▶ **THE REQUEST**
Pick out each line containing the string "chart" and copy it.

Dataset items
⟨

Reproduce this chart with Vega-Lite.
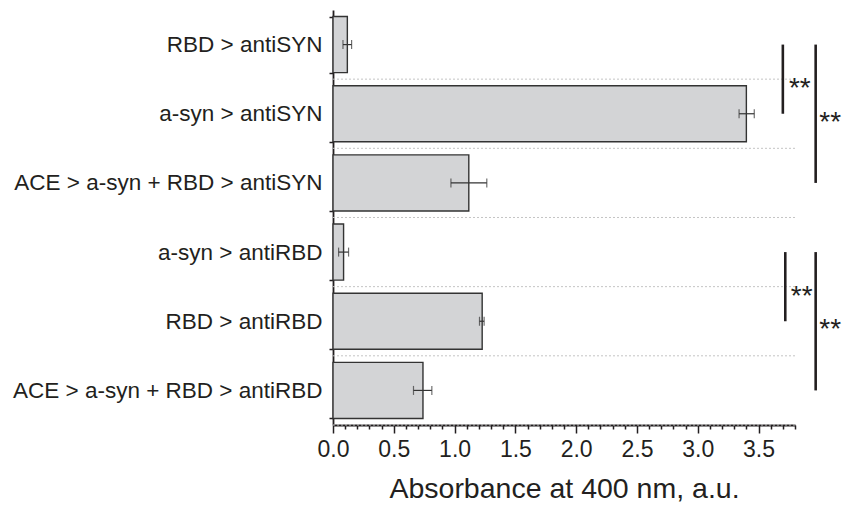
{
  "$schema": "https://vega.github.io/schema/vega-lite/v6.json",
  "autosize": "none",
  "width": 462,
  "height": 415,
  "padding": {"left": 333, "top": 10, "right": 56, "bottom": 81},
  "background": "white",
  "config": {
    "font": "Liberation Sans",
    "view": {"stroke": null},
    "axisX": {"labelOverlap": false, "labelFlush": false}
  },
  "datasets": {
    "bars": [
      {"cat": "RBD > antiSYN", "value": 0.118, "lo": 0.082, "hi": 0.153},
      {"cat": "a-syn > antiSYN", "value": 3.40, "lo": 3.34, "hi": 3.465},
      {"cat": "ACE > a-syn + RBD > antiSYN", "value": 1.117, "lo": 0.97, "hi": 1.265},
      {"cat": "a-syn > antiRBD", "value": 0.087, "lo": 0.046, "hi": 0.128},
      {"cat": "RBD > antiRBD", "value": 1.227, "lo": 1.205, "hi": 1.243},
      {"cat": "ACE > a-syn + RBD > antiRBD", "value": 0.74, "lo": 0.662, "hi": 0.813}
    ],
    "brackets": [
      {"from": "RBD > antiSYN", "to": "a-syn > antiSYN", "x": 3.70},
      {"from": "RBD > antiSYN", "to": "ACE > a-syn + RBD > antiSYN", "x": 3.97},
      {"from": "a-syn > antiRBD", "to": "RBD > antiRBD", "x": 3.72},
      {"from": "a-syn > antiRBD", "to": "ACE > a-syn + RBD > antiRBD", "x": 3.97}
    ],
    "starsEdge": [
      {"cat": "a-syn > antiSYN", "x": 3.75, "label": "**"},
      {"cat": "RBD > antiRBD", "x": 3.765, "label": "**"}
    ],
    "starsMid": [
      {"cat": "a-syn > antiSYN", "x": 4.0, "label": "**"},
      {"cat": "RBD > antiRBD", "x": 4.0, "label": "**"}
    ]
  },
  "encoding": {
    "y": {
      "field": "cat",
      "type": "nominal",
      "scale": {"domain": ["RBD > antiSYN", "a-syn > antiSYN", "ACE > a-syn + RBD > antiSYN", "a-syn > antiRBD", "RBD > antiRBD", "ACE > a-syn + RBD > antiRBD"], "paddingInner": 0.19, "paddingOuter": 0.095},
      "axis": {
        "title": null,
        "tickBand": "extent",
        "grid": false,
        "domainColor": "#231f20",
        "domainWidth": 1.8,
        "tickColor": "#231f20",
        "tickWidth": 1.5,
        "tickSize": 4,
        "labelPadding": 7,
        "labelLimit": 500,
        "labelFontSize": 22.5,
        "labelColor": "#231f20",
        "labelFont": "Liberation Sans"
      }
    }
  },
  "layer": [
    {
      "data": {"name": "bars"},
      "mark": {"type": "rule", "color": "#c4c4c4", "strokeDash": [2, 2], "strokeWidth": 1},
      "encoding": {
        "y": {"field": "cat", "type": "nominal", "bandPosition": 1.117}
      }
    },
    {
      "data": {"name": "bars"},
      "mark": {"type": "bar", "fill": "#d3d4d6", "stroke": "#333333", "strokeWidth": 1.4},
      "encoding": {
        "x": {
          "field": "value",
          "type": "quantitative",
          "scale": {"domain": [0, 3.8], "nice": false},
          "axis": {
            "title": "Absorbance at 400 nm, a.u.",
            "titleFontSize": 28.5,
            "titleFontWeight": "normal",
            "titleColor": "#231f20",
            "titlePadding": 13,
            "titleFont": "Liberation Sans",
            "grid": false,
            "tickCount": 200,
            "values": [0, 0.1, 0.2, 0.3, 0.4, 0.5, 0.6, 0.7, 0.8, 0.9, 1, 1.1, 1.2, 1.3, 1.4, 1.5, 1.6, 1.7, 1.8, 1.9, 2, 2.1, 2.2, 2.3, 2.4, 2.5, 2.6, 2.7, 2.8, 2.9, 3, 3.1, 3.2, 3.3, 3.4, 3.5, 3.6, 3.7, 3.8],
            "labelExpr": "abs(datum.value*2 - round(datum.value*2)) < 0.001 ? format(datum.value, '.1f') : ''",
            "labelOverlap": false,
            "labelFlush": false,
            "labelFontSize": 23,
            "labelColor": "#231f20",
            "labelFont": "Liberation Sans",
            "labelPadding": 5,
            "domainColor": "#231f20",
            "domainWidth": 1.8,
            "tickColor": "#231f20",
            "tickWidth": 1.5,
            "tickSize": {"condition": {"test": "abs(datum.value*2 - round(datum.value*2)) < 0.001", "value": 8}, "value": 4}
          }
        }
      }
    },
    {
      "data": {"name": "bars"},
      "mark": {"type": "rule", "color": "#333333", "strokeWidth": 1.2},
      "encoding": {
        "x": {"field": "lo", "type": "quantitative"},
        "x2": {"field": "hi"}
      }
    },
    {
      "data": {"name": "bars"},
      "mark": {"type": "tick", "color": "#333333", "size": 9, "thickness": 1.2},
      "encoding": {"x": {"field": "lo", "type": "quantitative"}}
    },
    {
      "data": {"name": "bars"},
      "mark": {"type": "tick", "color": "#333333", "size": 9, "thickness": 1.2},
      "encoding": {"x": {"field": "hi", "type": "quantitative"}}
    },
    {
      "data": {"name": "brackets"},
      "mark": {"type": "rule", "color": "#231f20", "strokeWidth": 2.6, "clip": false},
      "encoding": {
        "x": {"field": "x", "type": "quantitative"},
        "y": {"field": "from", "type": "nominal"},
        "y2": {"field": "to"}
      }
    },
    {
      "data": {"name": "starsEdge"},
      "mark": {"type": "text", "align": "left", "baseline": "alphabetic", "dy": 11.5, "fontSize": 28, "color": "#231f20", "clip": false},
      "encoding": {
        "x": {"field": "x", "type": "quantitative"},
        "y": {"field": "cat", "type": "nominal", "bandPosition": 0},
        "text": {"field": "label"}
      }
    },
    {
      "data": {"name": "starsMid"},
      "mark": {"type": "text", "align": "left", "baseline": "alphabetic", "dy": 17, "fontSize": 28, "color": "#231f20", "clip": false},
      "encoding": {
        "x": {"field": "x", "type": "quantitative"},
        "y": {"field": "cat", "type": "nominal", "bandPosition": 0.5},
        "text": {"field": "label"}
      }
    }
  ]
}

⟩
⟨

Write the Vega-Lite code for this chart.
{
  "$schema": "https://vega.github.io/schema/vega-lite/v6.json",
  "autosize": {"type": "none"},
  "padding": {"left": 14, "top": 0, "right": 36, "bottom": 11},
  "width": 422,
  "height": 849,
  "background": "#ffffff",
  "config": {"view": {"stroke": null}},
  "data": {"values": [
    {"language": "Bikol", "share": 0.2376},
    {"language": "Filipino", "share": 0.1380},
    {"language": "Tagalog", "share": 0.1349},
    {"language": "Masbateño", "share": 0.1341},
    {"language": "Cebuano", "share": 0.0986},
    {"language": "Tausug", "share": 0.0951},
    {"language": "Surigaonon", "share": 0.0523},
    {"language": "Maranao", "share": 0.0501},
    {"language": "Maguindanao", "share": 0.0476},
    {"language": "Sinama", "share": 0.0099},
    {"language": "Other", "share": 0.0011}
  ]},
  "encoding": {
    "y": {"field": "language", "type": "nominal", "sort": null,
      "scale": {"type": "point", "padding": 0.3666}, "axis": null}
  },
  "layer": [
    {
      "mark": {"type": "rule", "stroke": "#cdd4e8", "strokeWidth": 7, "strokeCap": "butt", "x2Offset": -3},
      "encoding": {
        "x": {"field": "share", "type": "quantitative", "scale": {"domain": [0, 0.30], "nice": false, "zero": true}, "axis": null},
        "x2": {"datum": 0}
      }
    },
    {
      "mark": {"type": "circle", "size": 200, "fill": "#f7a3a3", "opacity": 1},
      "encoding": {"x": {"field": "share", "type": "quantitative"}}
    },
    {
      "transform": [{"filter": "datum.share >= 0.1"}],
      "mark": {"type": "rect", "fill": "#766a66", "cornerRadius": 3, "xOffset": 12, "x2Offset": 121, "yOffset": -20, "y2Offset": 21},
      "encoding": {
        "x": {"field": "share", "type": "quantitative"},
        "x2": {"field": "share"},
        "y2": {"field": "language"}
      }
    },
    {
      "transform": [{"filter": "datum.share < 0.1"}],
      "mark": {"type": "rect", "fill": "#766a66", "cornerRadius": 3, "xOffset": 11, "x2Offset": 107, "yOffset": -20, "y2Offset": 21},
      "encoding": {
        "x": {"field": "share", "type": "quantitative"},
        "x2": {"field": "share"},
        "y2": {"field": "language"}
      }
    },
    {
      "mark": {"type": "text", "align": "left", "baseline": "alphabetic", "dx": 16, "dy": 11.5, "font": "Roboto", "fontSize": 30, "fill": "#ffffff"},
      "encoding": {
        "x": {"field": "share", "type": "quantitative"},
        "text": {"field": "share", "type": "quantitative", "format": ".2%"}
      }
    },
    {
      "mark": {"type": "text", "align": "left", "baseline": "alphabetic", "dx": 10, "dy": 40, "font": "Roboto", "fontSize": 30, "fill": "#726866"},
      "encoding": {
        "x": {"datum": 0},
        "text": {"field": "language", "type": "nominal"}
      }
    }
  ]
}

⟩

▶ **COMPLETE RESPONSE**
Reproduce this chart with Vega-Lite.
Write the Vega-Lite code for this chart.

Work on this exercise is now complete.